Statutory dismissal and grievance procedures were introduced in 2004, under the Employment Act 2002. The current procedures are considered to be too rigid, and unsuitable for some disputes. Recent government consultation resulted in a decision to attempt to increase procedural flexibility by dispensing with the statutory codes and introducing an updated ACAS Code of Practice.

New legislation

The statutory procedures will be repealed under the Employment Act 2008, which is due to come into force on 6 April 2009. Thereafter an employee will no longer have to raise a grievance before commencing a Tribunal claim. Automatic unfair dismissal awards and an uplift in damages of up to 50% will no longer be available where an employer has not followed the current statutory procedure. However, the potential increase in an award where the employer has failed to provide a statement of employment particulars as required by Section 1 ERA remains in force.

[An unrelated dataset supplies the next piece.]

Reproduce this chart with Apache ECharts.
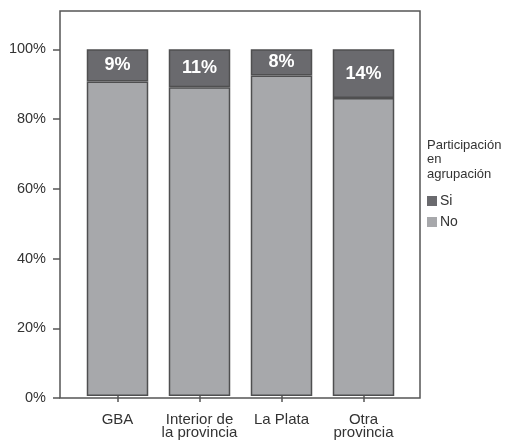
<!DOCTYPE html>
<html>
<head>
<meta charset="utf-8">
<script src="https://cdn.jsdelivr.net/npm/echarts@6/dist/echarts.min.js"></script>
<style>html,body{margin:0;padding:0;background:#fff}#c{width:509px;height:440px}</style>
</head>
<body>
<div id="c"></div>
<script>
const categories = ['GBA', 'Interior de\nla provincia', 'La Plata', 'Otra\nprovincia'];
const noValues = [90.7, 89.0, 92.4, 85.9];
const siValues = [9.3, 11.0, 7.6, 14.1];
const siLabels = ['9%', '11%', '8%', '14%'];
const yTicks = [0, 20, 40, 60, 80, 100];
const legendTitle = 'Participación\nen\nagrupación';

const FONT = '"Liberation Sans", Arial, sans-serif';
const chart = echarts.init(document.getElementById('c'));
chart.setOption({
  animation: false,
  textStyle: { fontFamily: FONT },
  title: {
    text: legendTitle, left: 422, top: 133,
    textStyle: { fontSize: 13, fontWeight: 'normal', color: '#333', lineHeight: 14.5, fontFamily: FONT }
  },
  legend: {
    data: ['Si', 'No'], orient: 'vertical', left: 422, top: 189,
    itemWidth: 10, itemHeight: 10, itemGap: 7, icon: 'rect',
    textStyle: { fontSize: 14, color: '#333', padding: [0, 0, 0, -2] },
    itemStyle: { borderWidth: 0 }
  },
  grid: [
    { left: 60, right: 89, top: 11, bottom: 42, show: true, borderColor: '#555', borderWidth: 1.5, backgroundColor: 'transparent' },
    { left: 76.5, right: 104.5, top: 11, bottom: 42 }
  ],
  xAxis: [
    { gridIndex: 0, type: 'value', show: false, min: 0, max: 1 },
    {
      gridIndex: 1, type: 'category', data: categories,
      axisLine: { show: false },
      axisTick: { show: true, alignWithLabel: true, length: 6, lineStyle: { color: '#555', width: 1.5 } },
      axisLabel: { fontSize: 15, color: '#333', lineHeight: 13, margin: 17, interval: 0 }
    }
  ],
  yAxis: [
    {
      gridIndex: 0, type: 'value', min: 0, max: 111,
      axisLine: { show: false },
      splitLine: { show: false },
      axisTick: { show: true, length: 7, customValues: yTicks, lineStyle: { color: '#555', width: 1.5 } },
      axisLabel: { fontSize: 14.5, color: '#333', margin: 14, customValues: yTicks, formatter: '{value}%' }
    },
    { gridIndex: 1, type: 'value', min: 0, max: 111, show: false }
  ],
  series: [
    {
      name: 'No', type: 'bar', stack: 'total', xAxisIndex: 1, yAxisIndex: 1,
      data: noValues, barCategoryGap: '25%',
      itemStyle: { color: '#a7a8ab', borderColor: '#4f4f50', borderWidth: 1.5 }
    },
    {
      name: 'Si', type: 'bar', stack: 'total', xAxisIndex: 1, yAxisIndex: 1,
      data: siValues, barCategoryGap: '25%',
      itemStyle: { color: '#6a6a6e', borderColor: '#4f4f50', borderWidth: 1.5 },
      label: {
        show: true, position: 'inside', color: '#fff', fontSize: 18, fontWeight: 'bold',
        formatter: p => siLabels[p.dataIndex]
      }
    }
  ]
});
</script>
</body>
</html>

Transitional provisions will mean that the statutory procedures will continue to apply to events which occurred before 6 April 2009. For the statutory disciplinary or dismissal procedure, the ‘trigger’ event will usually be the step 1 letter. The statutory grievance procedure will continue to apply where the event to which the grievance relates occurred before 6 April 2009.

Claims brought on or after 6 April 2009 will be subject to the ACAS revised Code of Practice. The revised Code has been approved by the Department for Business, Enterprise and Regulatory Reform (BERR) and will be considered for approval by Parliament soon. Although the Code is not legally binding, adherence to it may be taken into account by a Tribunal and they will have discretion to adjust awards by up to 25% where an employer unreasonably fails to follow the Code.

Employers should note that the Code will not apply to the renewal of fixed-term contracts, or to redundancy dismissals.

Effect on employers

The new legislation will substantially simplify matters for both employers and employees, as the focus will be on the substantive and the procedural issues relating to grievances and dismissals.

Internal disciplinary and grievance policies may require revision in light of the provisions of the new ACAS Code.

However, employers should be aware that the transitional provisions will apply to some disputes for some time to come.